With respect to the second question – tolerance of flagrant abusers – the court noted that
Section 512(i) requires only that repeated copyright infringers be terminated in “appropriate
circumstances” and that a service provider need not conduct active investigation of possible
infringement or make a decision regarding difficult infringement issues.^2534 The court seems to
have set a rather high threshold for what might constitute “appropriate circumstances”:
“Because it does not have an affirmative duty to police its users, failure to properly implement an
infringement policy requires a showing of instances where a service provider fails to terminate a
user even though it has sufficient evidence to create actual knowledge of that user’s blatant,
repeated infringement of a willful and commercial nature.”^2535


Corbis alleged that Amazon tolerated repeated infringers because it had received three
emails (although not from Corbis) in which the sender claimed that zShop listings posted by one
vendor were infringing, and had received seven emails (again not from Corbis) in which the
sender claimed that zShop listings of another vendor were infringing, and had not terminated
either vendor’s access to zShops until after Corbis’ suit was filed.
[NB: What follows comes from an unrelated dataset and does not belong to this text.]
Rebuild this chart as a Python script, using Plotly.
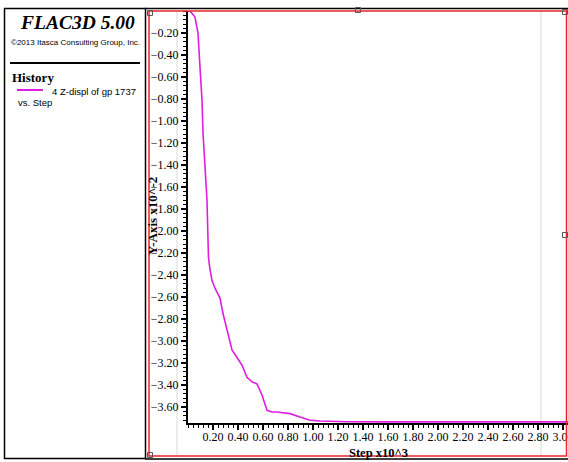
import plotly.graph_objects as go

# Data (step in 10^3, Z-displacement in 10^-2)
step_k = [0.0, 0.016, 0.056, 0.08, 0.096, 0.112, 0.12, 0.136, 0.152, 0.16, 0.164,
          0.176, 0.192, 0.216, 0.256, 0.28, 0.312, 0.352, 0.392, 0.432, 0.472,
          0.512, 0.552, 0.592, 0.632, 0.672, 0.712, 0.816, 0.896, 0.976, 1.056,
          1.272, 1.6, 2.0, 2.5, 3.04]
zdisp = [0.0, 0.0, -0.055, -0.20, -0.51, -0.81, -1.11, -1.42, -1.72, -2.08, -2.24,
         -2.35, -2.45, -2.52, -2.61, -2.75, -2.90, -3.08, -3.15, -3.22, -3.33,
         -3.37, -3.39, -3.49, -3.63, -3.645, -3.645, -3.66, -3.69, -3.72, -3.727,
         -3.734, -3.735, -3.735, -3.735, -3.735]

x_tickvals = [0.2, 0.4, 0.6, 0.8, 1.0, 1.2, 1.4, 1.6, 1.8, 2.0, 2.2, 2.4, 2.6, 2.8, 3.0]
y_tickvals = [-0.2, -0.4, -0.6, -0.8, -1.0, -1.2, -1.4, -1.6, -1.8, -2.0, -2.2, -2.4,
              -2.6, -2.8, -3.0, -3.2, -3.4, -3.6]

W, H = 568, 462
def px(x):
    return x / W
def py(y):
    return (H - y) / H

SERIF = "Liberation Serif, Times New Roman, serif"
SANS = "Liberation Sans Narrow, Arial Narrow, Liberation Sans, Arial, sans-serif"
MAG = "#e01ee0"

fig = go.Figure()
fig.add_trace(go.Scatter(x=step_k, y=zdisp, mode="lines",
                         line=dict(color=MAG, width=1.6), showlegend=False,
                         hoverinfo="skip"))

shapes = []
# faint grey vertical lines
for xx in (177, 541):
    shapes.append(dict(type="line", xref="paper", yref="paper", x0=px(xx), x1=px(xx),
                       y0=py(455), y1=py(11), line=dict(color="#d8d8d8", width=1), layer="below"))
# black frame lines
shapes.append(dict(type="rect", xref="paper", yref="paper", x0=px(4.5), x1=px(145.5),
                   y0=py(458.5), y1=py(8.5), line=dict(color="black", width=1.5)))
shapes.append(dict(type="line", xref="paper", yref="paper", x0=px(145), x1=1,
                   y0=py(8.5), y1=py(8.5), line=dict(color="black", width=1.5)))
shapes.append(dict(type="line", xref="paper", yref="paper", x0=px(145), x1=1,
                   y0=py(459), y1=py(459), line=dict(color="black", width=1.5)))
# red frame
shapes.append(dict(type="rect", xref="paper", yref="paper", x0=px(149), x1=px(566.5),
                   y0=py(456), y1=py(11), line=dict(color="#e8262b", width=1.5)))
# separator line in left panel
shapes.append(dict(type="line", xref="paper", yref="paper", x0=px(10), x1=px(140),
                   y0=py(63), y1=py(63), line=dict(color="black", width=2)))
# legend line
shapes.append(dict(type="line", xref="paper", yref="paper", x0=px(17), x1=px(43),
                   y0=py(90), y1=py(90), line=dict(color=MAG, width=2)))
# selection handles
for hx, hy in [(150, 13), (150, 455), (358, 10), (565, 235), (565, 12)]:
    shapes.append(dict(type="rect", xref="paper", yref="paper", x0=px(hx - 2.5), x1=px(hx + 2.5),
                       y0=py(hy + 2.5), y1=py(hy - 2.5), line=dict(color="#555555", width=1),
                       fillcolor="rgba(255,255,255,0)"))

annotations = [
    dict(text="<b><i>FLAC3D 5.00</i></b>", x=px(77), y=py(22), xref="paper", yref="paper",
         showarrow=False, font=dict(family=SERIF, size=19.5, color="black"), xanchor="center", yanchor="middle"),
    dict(text="©2013 Itasca Consulting Group, Inc.", x=px(75), y=py(42), xref="paper", yref="paper",
         showarrow=False, font=dict(family=SANS, size=8, color="black"), xanchor="center", yanchor="middle"),
    dict(text="<b>History</b>", x=px(10), y=py(78), xref="paper", yref="paper",
         showarrow=False, font=dict(family=SERIF, size=13, color="black"), xanchor="left", yanchor="middle"),
    dict(text="4 Z-displ of gp 1737", x=px(50), y=py(91), xref="paper", yref="paper",
         showarrow=False, font=dict(family=SANS, size=9.5, color="black"), xanchor="left", yanchor="middle"),
    dict(text="vs. Step", x=px(16), y=py(103), xref="paper", yref="paper",
         showarrow=False, font=dict(family=SANS, size=9.5, color="black"), xanchor="left", yanchor="middle"),
    dict(text="<b>Y-Axis x10^-2</b>", x=px(152), y=py(216), xref="paper", yref="paper",
         showarrow=False, textangle=-90, font=dict(family=SERIF, size=13, color="black"),
         xanchor="center", yanchor="middle"),
    dict(text="<b>Step x10^3</b>", x=px(378), y=py(453), xref="paper", yref="paper",
         showarrow=False, font=dict(family=SERIF, size=12.5, color="black"), xanchor="center", yanchor="middle"),
]

fig.update_layout(
    width=W, height=H, margin=dict(l=0, r=0, t=0, b=0, autoexpand=False),
    paper_bgcolor="white", plot_bgcolor="white",
    shapes=shapes, annotations=annotations,
    xaxis=dict(domain=[px(188), 1.0], range=[0, 3.04], showgrid=False, zeroline=False,
               showline=True, linecolor="black", linewidth=2, ticks="outside", ticklen=5,
               tickwidth=1.5, tickcolor="black", tickvals=x_tickvals, tickformat=".2f",
               ticklabeloverflow="allow", ticklabelstandoff=-3, automargin=False,
               tickfont=dict(family=SERIF, size=12, color="black"), layer="below traces",
               minor=dict(ticks="outside", ticklen=3, dtick=0.04, tick0=0, tickcolor="black", tickwidth=1.2)),
    yaxis=dict(domain=[py(423), py(11)], range=[-3.745, 0], showgrid=False, zeroline=False,
               showline=True, linecolor="black", linewidth=2, ticks="outside", ticklen=5,
               tickwidth=1.5, tickcolor="black", tickvals=y_tickvals, tickformat=".2f",
               automargin=False,
               tickfont=dict(family=SERIF, size=12, color="black"), layer="below traces",
               minor=dict(ticks="outside", ticklen=3, dtick=0.04, tick0=0, tickcolor="black", tickwidth=1.2)),
)

fig.write_html("out.html")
The court found that this
evidence did not amount to a showing that Amazon had knowledge of blatant, repeat
infringement that would have required Amazon to terminate access to the vendors’ zShops
sites.^2536 In a very significant ruling, the court held the following: “Although efforts to pin
down exactly what amounts to knowledge of blatant copyright infringement may be difficult, it
requires, at a minimum, that a service provider who receives notice of a copyright violation be
able to tell merely from looking at the user’s activities, statements, or conduct that copyright


(^2532) Id. at 1102.
(^2533) Id. at 1103-04.
(^2534) Id. at 1104.
(^2535) Id.
(^2536) Id. at 1104.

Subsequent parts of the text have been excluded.